* [DATA]
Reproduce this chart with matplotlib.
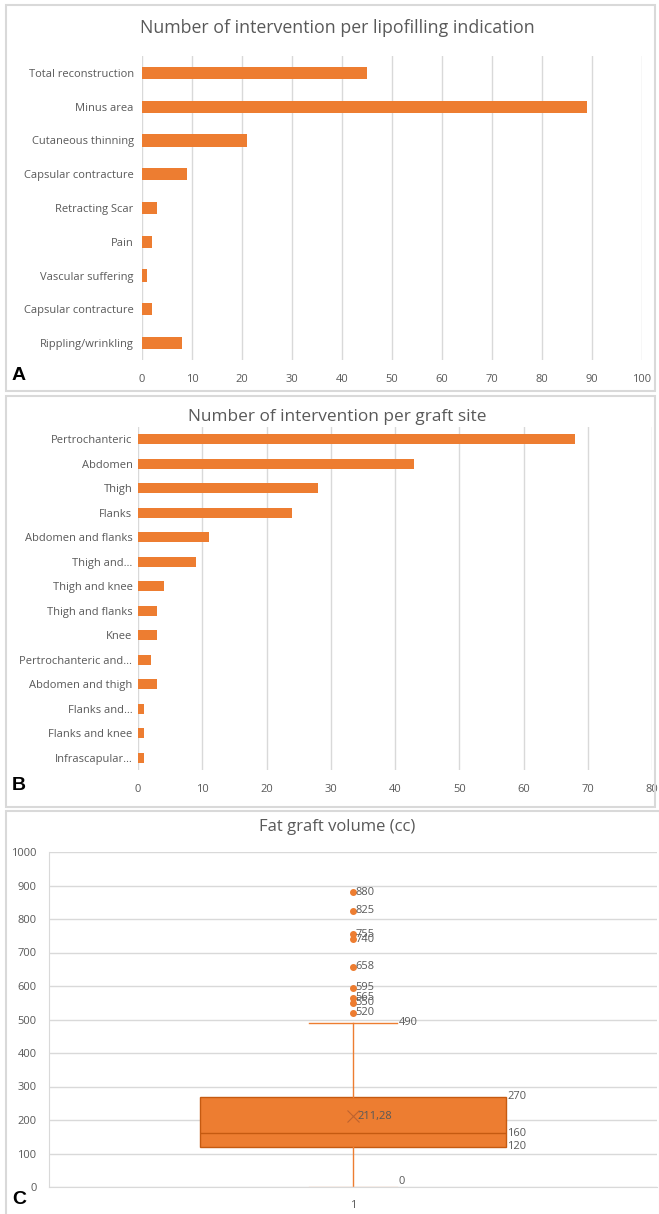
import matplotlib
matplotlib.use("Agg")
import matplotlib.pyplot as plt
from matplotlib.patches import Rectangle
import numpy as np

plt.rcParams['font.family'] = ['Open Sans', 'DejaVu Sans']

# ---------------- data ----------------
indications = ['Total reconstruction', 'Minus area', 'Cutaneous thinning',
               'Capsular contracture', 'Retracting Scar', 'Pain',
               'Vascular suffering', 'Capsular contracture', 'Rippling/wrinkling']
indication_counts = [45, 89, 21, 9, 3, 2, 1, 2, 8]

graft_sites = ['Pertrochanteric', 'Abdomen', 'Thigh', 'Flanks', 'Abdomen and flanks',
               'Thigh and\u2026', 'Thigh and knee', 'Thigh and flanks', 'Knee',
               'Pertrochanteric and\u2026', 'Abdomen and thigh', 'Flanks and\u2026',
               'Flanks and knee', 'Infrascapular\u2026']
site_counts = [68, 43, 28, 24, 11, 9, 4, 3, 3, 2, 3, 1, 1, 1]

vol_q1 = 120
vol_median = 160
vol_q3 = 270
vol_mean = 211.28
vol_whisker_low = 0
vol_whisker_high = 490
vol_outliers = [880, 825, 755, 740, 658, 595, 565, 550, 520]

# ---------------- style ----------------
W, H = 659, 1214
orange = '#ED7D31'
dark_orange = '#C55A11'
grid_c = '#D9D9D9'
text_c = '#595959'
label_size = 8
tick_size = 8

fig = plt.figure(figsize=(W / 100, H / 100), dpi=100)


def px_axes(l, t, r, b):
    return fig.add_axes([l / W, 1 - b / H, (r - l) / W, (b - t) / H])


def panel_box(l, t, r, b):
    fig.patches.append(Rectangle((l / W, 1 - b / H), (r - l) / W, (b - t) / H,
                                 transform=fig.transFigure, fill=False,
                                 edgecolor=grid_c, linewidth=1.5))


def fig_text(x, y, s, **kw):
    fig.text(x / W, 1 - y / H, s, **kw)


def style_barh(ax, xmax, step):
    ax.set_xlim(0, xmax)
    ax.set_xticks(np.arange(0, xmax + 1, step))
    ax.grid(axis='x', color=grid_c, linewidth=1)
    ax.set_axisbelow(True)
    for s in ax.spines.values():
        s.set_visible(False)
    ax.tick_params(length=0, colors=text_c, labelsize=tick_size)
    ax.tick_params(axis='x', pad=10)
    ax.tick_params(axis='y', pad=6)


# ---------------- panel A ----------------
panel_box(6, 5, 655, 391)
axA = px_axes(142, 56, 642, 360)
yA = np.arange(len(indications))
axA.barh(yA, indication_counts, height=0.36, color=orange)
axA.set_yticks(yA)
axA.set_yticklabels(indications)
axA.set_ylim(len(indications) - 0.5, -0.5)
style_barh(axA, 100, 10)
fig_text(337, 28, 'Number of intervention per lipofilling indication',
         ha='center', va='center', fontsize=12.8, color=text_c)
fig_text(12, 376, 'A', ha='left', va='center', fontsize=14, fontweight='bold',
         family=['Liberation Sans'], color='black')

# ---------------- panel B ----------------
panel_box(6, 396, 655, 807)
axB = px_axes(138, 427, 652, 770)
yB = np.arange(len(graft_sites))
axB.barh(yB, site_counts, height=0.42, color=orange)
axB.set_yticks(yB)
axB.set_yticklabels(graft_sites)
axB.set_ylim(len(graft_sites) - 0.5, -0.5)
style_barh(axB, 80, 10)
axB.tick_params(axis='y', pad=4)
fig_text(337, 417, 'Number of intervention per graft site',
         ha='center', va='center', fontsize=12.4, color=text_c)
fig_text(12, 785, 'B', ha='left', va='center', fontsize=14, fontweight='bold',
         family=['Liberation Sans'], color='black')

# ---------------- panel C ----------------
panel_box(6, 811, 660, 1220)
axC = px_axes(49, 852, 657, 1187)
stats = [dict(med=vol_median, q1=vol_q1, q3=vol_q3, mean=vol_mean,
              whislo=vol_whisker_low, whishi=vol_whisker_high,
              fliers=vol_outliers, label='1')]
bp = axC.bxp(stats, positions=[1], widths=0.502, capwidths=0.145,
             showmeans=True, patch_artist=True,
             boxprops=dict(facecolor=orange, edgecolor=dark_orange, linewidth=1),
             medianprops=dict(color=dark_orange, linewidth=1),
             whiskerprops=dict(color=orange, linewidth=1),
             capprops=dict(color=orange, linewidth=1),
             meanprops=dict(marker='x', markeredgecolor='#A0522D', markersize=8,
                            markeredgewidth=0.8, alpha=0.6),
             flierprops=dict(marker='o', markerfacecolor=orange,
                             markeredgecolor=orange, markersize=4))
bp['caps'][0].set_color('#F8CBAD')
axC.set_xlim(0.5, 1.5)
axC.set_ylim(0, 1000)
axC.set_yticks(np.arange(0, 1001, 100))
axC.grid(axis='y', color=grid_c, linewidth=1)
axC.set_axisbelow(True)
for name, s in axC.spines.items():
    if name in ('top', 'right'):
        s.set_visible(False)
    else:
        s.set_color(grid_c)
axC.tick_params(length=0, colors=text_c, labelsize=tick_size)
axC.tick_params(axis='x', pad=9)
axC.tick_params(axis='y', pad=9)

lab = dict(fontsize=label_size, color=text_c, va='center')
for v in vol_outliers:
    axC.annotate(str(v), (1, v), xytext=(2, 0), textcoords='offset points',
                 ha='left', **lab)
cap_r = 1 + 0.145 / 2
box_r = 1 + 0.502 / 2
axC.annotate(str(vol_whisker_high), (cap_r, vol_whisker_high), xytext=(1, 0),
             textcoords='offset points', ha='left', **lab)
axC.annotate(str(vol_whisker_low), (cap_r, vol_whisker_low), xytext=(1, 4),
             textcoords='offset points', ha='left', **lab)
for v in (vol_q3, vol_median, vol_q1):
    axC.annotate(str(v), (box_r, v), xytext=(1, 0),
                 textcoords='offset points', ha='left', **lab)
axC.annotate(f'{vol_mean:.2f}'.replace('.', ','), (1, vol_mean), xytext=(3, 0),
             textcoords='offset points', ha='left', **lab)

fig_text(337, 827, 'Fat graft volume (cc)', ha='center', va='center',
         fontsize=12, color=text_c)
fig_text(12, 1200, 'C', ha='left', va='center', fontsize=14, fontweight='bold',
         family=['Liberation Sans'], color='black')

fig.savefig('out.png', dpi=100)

* [WRITTEN EXERCISE] Pictures stay out. Repeat only the lines from the beginning of the data through the line that has "plt.rcParams['font.family'] = ['Open".

* [RESULT OF THIS EXERCISE]
Reproduce this chart with matplotlib.
import matplotlib
matplotlib.use("Agg")
import matplotlib.pyplot as plt
from matplotlib.patches import Rectangle
import numpy as np

plt.rcParams['font.family'] = ['Open Sans', 'DejaVu Sans']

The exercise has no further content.